The upsides: the size of the integer is apparent upon reading the first byte, and every number has exactly one canonical representation. I wish C strings had been standardized around something similar, instead on null termination.

> ...adversarial input, which is rarely in the test suite.

This made my scratch my head. My tests for quite pedestrian APIs often contain adversarial input of obvious shapes. I though that for anything security-related (like the author's project) testing against adversarial input would be be a prominent part.

stebalien 16 minutes ago

I've used LEB128 (with canonicalisation) extensively and... this looks so much nicer for most use-cases (length prefixed, supports the full uint64 range without that extra 10th byte).

The downside is the encoding size. LEB128 quickly grows to 2 bytes, but stays at 2 bytes all the way to 2^14. This is important if you're using these numbers as tags/identifiers as we were in the multicodec [1] project, or for network message lengths. bijou64 only gives you 500 <= 2 byte numbers.

[1]: https://github.com/multiformats/multicodec

HansHamster 6 minutes ago

It feels a bit unfair to say that it is faster by being able to tell the total length from the first byte and capping it at 64 bit, while some of the other formats can store arbitrarily large integers. I guess you could use another variable length encoding for the prefix at the cost of some performance and using even more space...
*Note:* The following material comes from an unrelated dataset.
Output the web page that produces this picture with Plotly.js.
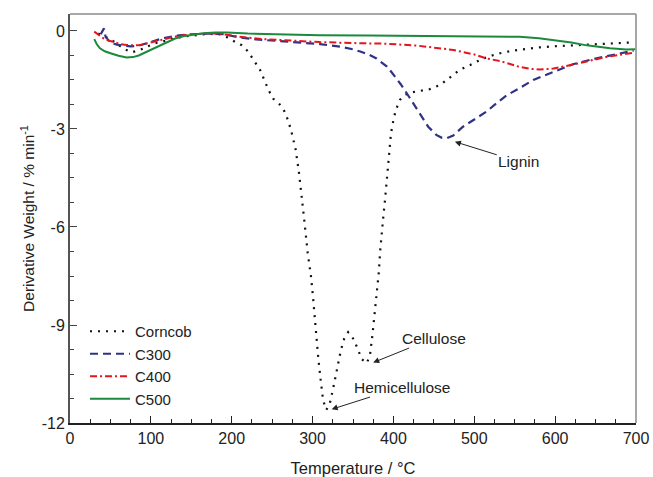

willtemperley 11 minutes ago

Maybe someone can explain why an encoder would ever create the padding bytes allowed in LEB128. I contributed the parser for LEB128 in apple/swift-binary-parsing and I’m still none the wiser. I’m genuinely mystified.

Chaosvex 9 minutes ago

You wouldn't. It's a strange argument that can be countered with, "maybe don't do that?"
- willtemperley 6 minutes ago
  
  So why does the spec allow it? Like a good engineer I read the spec and tested against the over-wide example encodings given.
layer8 5 minutes ago

The issue is that non-unique encodings are an attack vector, because parsers may in practice behave differently for noncanonical (or nominally invalid) encodings.
esrauch 4 minutes ago

Let's say you are writing into a byte[] and have a LEB128 length-prefix followed by a payload, but that determining the length actually involves nontrivial encoding work. For example, you have a UTF16 string and want to write out a UTF8 string, you want to go over the characters and write them out, but the UTF8 length is not known without doing all of that work.
If you can choose a fixed number of bytes for the length prefix, you can skip that number, do the encoding and find out the length, and then come back and fill in the length-prefix after.
But you actually don't know how many bytes it will take without doing all of the work to know the payload length (since larger payloads take more bytes to represent the length).
If you allow overlong representation you can reserve a few bytes and sometimes it'll just be the effective no-op bytes. If you don't, you won't be able to.

RedShift1 22 minutes ago

This seems quite convoluted just to avoid the "0 can be represented in more than one way" problem.

nine_k 19 minutes ago

It allows finding out the length (and allocating memory) after reading the first byte.
ahoka 16 minutes ago

I think it's neat.
ape4 9 minutes ago

Comparing a number to zero is something that's done a lot
- Chaosvex 5 minutes ago
  
  True but also not particularly relevant?